See his memoir (1977); biography by W. Goldstein (2004).

Coffin, William Sloane, Jr.

(1924– ) Protestant clergyman, social activist; born in New York City. He interrupted his studies at Yale to serve the U.S. Army as a liaison officer with the French and Russians (1943–47), then took his B.A. from Yale in 1949. He attended the Union Theological Seminary (New York City) (1949–50), then served abroad with the Central Intelligence Agency as a specialist on Russian affairs (1950–53). Ordained as a Presbyterian minister in 1956, he served as a chaplain at Phillips Andover Academy and Williams College before becoming the youngest chaplain in the history of Yale (1958–75). During his tenure there, he was one of 11 Freedom Riders to Montgomery, Ala. (1961), and was arrested on several occasions during the civil rights struggles of the 1960s. He was one of five individuals (Dr.
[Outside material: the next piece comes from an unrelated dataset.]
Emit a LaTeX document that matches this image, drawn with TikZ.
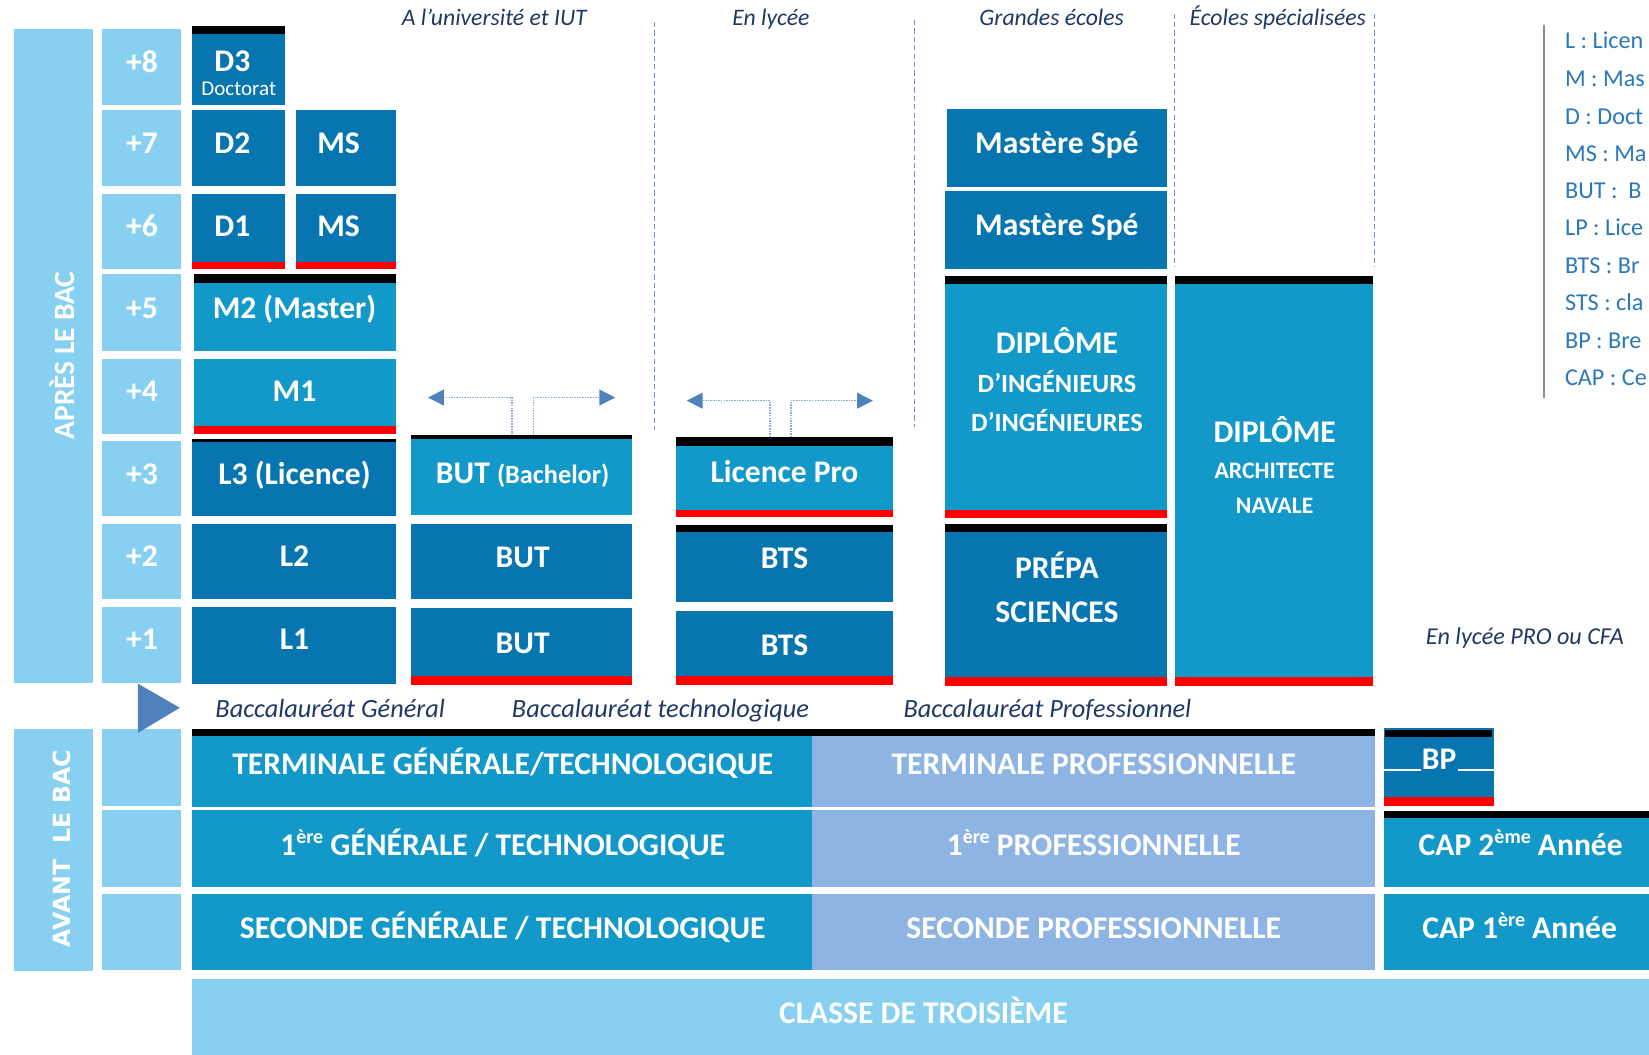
\documentclass[tikz,border=0pt]{standalone}
\usepackage{fontspec}
\setmainfont{Carlito}
\newfontfamily\avfont{DejaVu Sans}
\usetikzlibrary{arrows.meta}
\definecolor{dk}{HTML}{0776B0}
\definecolor{md}{HTML}{1399C9}
\definecolor{lt}{HTML}{88D0F2}
\definecolor{pw}{HTML}{8EB4E3}
\definecolor{ital}{HTML}{203864}
\definecolor{leg}{HTML}{2B78B8}
\definecolor{arrowc}{HTML}{4F81BD}
\definecolor{dashc}{HTML}{6F95CC}
\definecolor{dotc}{HTML}{8FAADC}
\definecolor{legline}{HTML}{8C8C8C}
\newcommand\rb[6]{\node[bx,fill=#6,minimum width={(#4-#2)*1pt},minimum height={(#5-#3)*1pt}] (#1) at ({(#2+#4)/2},{(#3+#5)/2}) {};}
\newcommand\tb[2]{\fill[black] (#1.north west) rectangle ([yshift=-#2pt]#1.north east);}
\newcommand\rbar[2]{\fill[red] (#1.south west) rectangle ([yshift=#2pt]#1.south east);}
\newcommand\sups[1]{\raisebox{11pt}{\fontsize{19}{19}\selectfont #1}}
\begin{document}
\begin{tikzpicture}[x=1pt,y=-1pt,
  bx/.style={inner sep=0pt,outer sep=0pt,draw=none},
  tt/.style={text=white,font=\bfseries\fontsize{30}{36}\selectfont,inner sep=0pt,anchor=base},
  tm/.style={text=white,font=\bfseries\fontsize{25}{30}\selectfont,inner sep=0pt,anchor=base},
  ta/.style={text=white,font=\bfseries\fontsize{22.5}{27}\selectfont,inner sep=0pt,anchor=base},
  td/.style={text=white,font=\fontsize{20}{24}\selectfont,inner sep=0pt,anchor=base},
  ith/.style={text=ital,font=\itshape\fontsize{22.5}{26}\selectfont,inner sep=0pt,anchor=base},
  itb/.style={text=ital,font=\itshape\fontsize{25}{29}\selectfont,inner sep=0pt,anchor=base},
  lgd/.style={text=leg,font=\fontsize{23}{28}\selectfont,inner sep=0pt,anchor=base west},
  sepl/.style={draw=dashc,line width=1pt,dash pattern=on 5pt off 3pt},
  conn/.style={draw=dotc,line width=1.3pt,dash pattern=on 1.5pt off 1pt,-{Triangle[length=15pt,width=15pt,color=arrowc,fill=arrowc]}},
]
\useasboundingbox (0,0) rectangle (1568,1003);
\clip (0,0) rectangle (1568,1003);

% ---------- left columns
\rb{apres}{13}{28}{88}{649}{lt}
\node[bx,rotate=90,text=white,font=\bfseries\fontsize{28}{30}\selectfont] (apresT) at (59,338) {APRÈS LE BAC};
\rb{y8}{97}{28}{172}{100}{lt}\node[tt] (y8t) at (135,69) {+8};
\rb{y7}{97}{105}{172}{177}{lt}\node[tt] (y7t) at (135,146) {+7};
\rb{y6}{97}{184}{172}{256}{lt}\node[tt] (y6t) at (135,225) {+6};
\rb{y5}{97}{261}{172}{334}{lt}\node[tt] (y5t) at (135,303) {+5};
\rb{y4}{97}{341}{172}{413}{lt}\node[tt] (y4t) at (135,382) {+4};
\rb{y3}{97}{419}{172}{491}{lt}\node[tt] (y3t) at (135,461) {+3};
\rb{y2}{97}{498}{172}{570}{lt}\node[tt] (y2t) at (135,539) {+2};
\rb{y1}{97}{577}{172}{649}{lt}\node[tt] (y1t) at (135,618) {+1};

\rb{avant}{13}{693}{88}{923}{lt}
\node[bx,rotate=90,text=white,font=\avfont\bfseries\fontsize{22.5}{26}\selectfont] (avantT) at (59,807) {AVANT~~LE BAC};
\rb{a3}{97}{693}{172}{766}{lt}
\rb{a2}{97}{770}{172}{843}{lt}
\rb{a1}{97}{850}{172}{922}{lt}

\fill[arrowc] (131,650) -- (171,673) -- (131,697) -- cycle;

% ---------- headings
\node[ith] (hU) at (470,24) {A l’université et IUT};
\node[ith] (hL) at (733,24) {En lycée};
\node[ith] (hG) at (1000,24) {Grandes écoles};
\node[ith] (hS) at (1215,24) {Écoles spécialisées};

\draw[sepl] (622,21) -- (622,409);
\draw[sepl] (870,19) -- (870,406);
\draw[sepl] (1117,13) -- (1117,254);
\draw[sepl] (1307,13) -- (1307,254);

% ---------- university
\rb{d3}{183}{25}{271}{100}{dk}\tb{d3}{7}
\node[tt] (d3t) at (221,68) {D3};
\node[td] (d3s) at (227,91) {Doctorat};
\rb{d2}{183}{105}{271}{177}{dk}\node[tt] (d2t) at (221,146) {D2};
\rb{ms7}{281}{105}{377}{177}{dk}\node[tt] (ms7t) at (322,146) {MS};
\rb{d1}{183}{184}{271}{256}{dk}\rbar{d1}{7}\node[tt] (d1t) at (221,225) {D1};
\rb{ms6}{281}{184}{377}{256}{dk}\rbar{ms6}{7}\node[tt] (ms6t) at (322,225) {MS};
\rb{m2}{184}{261}{377}{334}{md}\tb{m2}{8}\node[tt] (m2t) at (280,303) {M2 (Master)};
\rb{m1}{184}{341}{377}{413}{md}\rbar{m1}{8}\node[tt] (m1t) at (280,382) {M1};
\rb{l3}{183}{417}{377}{491}{dk}\tb{l3}{3}\node[tt] (l3t) at (280,461) {L3 (Licence)};
\rb{l2}{183}{498}{377}{570}{dk}\node[tt] (l2t) at (280,539) {L2};
\rb{l1}{183}{577}{377}{650}{dk}\node[tt] (l1t) at (280,618) {L1};

% ---------- BUT
\rb{but3}{391}{414}{601}{490}{md}\tb{but3}{3}
\node[tt] (but3t) at (497,460) {BUT {\fontsize{25}{30}\selectfont(Bachelor)}};
\rb{but2}{391}{498}{601}{570}{dk}\node[tt] (but2t) at (497,540) {BUT};
\rb{but1}{391}{578}{601}{651}{dk}\rbar{but1}{8}\node[tt] (but1t) at (497,621) {BUT};
\coordinate (uL) at (407,378);
\coordinate (uR) at (585,378);
\draw[conn] ([xshift=-9pt]but3.north) |- (uL);
\draw[conn] ([xshift=11pt]but3.north) |- (uR);

% ---------- lycee
\rb{lp}{643}{416}{849}{492}{md}\tb{lp}{8}\rbar{lp}{7}\node[tt] (lpt) at (746,459) {Licence Pro};
\rb{bts2}{643}{499}{849}{572}{dk}\tb{bts2}{7}\node[tt] (bts2t) at (746,541) {BTS};
\rb{bts1}{643}{581}{849}{651}{dk}\rbar{bts1}{8}\node[tt] (bts1t) at (746,623) {BTS};
\coordinate (lL) at (653,381);
\coordinate (lR) at (830,381);
\draw[conn] ([xshift=-14pt]lp.north) |- (lL);
\draw[conn] ([xshift=6pt]lp.north) |- (lR);

% ---------- grandes ecoles
\rb{msp7}{900}{104}{1110}{178}{dk}\node[tt] (msp7t) at (1005,146) {Mastère Spé};
\rb{msp6}{899}{182}{1110}{256}{dk}\node[tt] (msp6t) at (1005,224) {Mastère Spé};
\rb{ding}{899}{262}{1110}{493}{md}\tb{ding}{8}\rbar{ding}{8}
\node[tt] (dingA) at (1005,336) {DIPLÔME};
\node[tm] (dingB) at (1005,373) {D’INGÉNIEURS};
\node[tm] (dingC) at (1005,410) {D’INGÉNIEURES};
\rb{prepa}{899}{498}{1110}{652}{dk}\tb{prepa}{8}\rbar{prepa}{8}
\node[tt] (prepaA) at (1005,550) {PRÉPA};
\node[tt] (prepaB) at (1005,592) {SCIENCES};

% ---------- ecoles specialisees
\rb{archi}{1117}{262}{1306}{652}{md}\tb{archi}{8}\rbar{archi}{8}
\node[tt] (archiA) at (1212,421) {DIPLÔME};
\node[ta] (archiB) at (1212,455) {ARCHITECTE};
\node[ta] (archiC) at (1212,488) {NAVALE};

\node[ith,font=\itshape\fontsize{23}{26}\selectfont] (cfa) at (1450,613) {En lycée PRO ou CFA};

% ---------- bac labels
\node[itb] (bG) at (314,682) {Baccalauréat Général};
\node[itb] (bT) at (628,682) {Baccalauréat technologique};
\node[itb] (bP) at (996,682) {Baccalauréat Professionnel};

% ---------- before the bac
\rb{termg}{183}{693}{772}{767}{md}
\rb{termp}{772}{693}{1307}{767}{pw}
\fill[black] (termg.north west) rectangle ([yshift=-7pt]termp.north east);
\node[tt] (termgt) at (478,736) {TERMINALE GÉNÉRALE/TECHNOLOGIQUE};
\node[tt] (termpt) at (1040,736) {TERMINALE PROFESSIONNELLE};
\rb{premg}{183}{770}{772}{843}{md}
\rb{premp}{772}{770}{1307}{843}{pw}
\node[tt] (premgt) at (478,813) {1\sups{ère} GÉNÉRALE / TECHNOLOGIQUE};
\node[tt] (prempt) at (1040,813) {1\sups{ère} PROFESSIONNELLE};
\rb{secg}{183}{850}{772}{922}{md}
\rb{secp}{772}{850}{1307}{922}{pw}
\node[tt] (secgt) at (478,892) {SECONDE GÉNÉRALE / TECHNOLOGIQUE};
\node[tt] (secpt) at (1040,892) {SECONDE PROFESSIONNELLE};
\rb{trois}{183}{931}{1568}{1003}{lt}
\node[tt] (troist) at (878,973) {CLASSE DE TROISIÈME};

\rb{bp}{1316}{692}{1421}{766}{dk}
\fill[black] (1317,694) rectangle (1419,701);
\rbar{bp}{8}
\node[tt] (bpt) at (1368.5,732) {BP};
\draw[white,line width=1.5pt] (bp.west |- bpt.base) -- ([xshift=-1pt]bpt.base west);
\draw[white,line width=1.5pt] ([xshift=1pt]bpt.base east) -- (bp.east |- bpt.base);
\rb{cap2}{1316}{771}{1568}{843}{md}\tb{cap2}{7}
\node[tt] (cap2t) at (1446,813) {CAP 2\sups{ème} Année};
\rb{cap1}{1316}{850}{1568}{922}{md}
\node[tt] (cap1t) at (1445,892) {CAP 1\sups{ère} Année};

% ---------- legend
\draw[legline,line width=2pt] (1468,24) -- (1468,378);
\node[lgd] (g1) at (1488,46) {L : Licen};
\node[lgd] (g2) at (1488,82) {M : Mas};
\node[lgd] (g3) at (1488,118) {D : Doct};
\node[lgd] (g4) at (1488,154) {MS : Ma};
\node[lgd] (g5) at (1488,189) {BUT :\ \ B};
\node[lgd] (g6) at (1488,224) {LP : Lice};
\node[lgd] (g7) at (1488,260) {BTS : Br};
\node[lgd] (g8) at (1488,295) {STS : cla};
\node[lgd] (g9) at (1488,331) {BP : Bre};
\node[lgd] (g10) at (1488,367) {CAP : Ce};
\end{tikzpicture}
\end{document}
Benjamin Spock was another) who were sued by the U.S. Department of Justice for conspiring to counsel draft resistance during the war in Vietnam (1968); the charges were dropped in 1970. (Yale graduate Garry Trudeau would lightly satirize him in his "Doonesbury" comic strip as the hip minister, "Rev. Scot Sloan.") He left Yale and became the senior minister at the Riverside Church in New York City (1977–87), where his social activism—offering sanctuary to Central American refugees and providing shelter to homeless people—again made him controversial. He resigned from the Riverside pastorate to become director of the SANE/FREEZE Campaign for Global Security (1988). The author of such works as Civil Disobedience: Aid or Hindrance to Justice? (with Morris L. Leibman, 1972), he described himself as a man having "a lover's quarrel with the United States."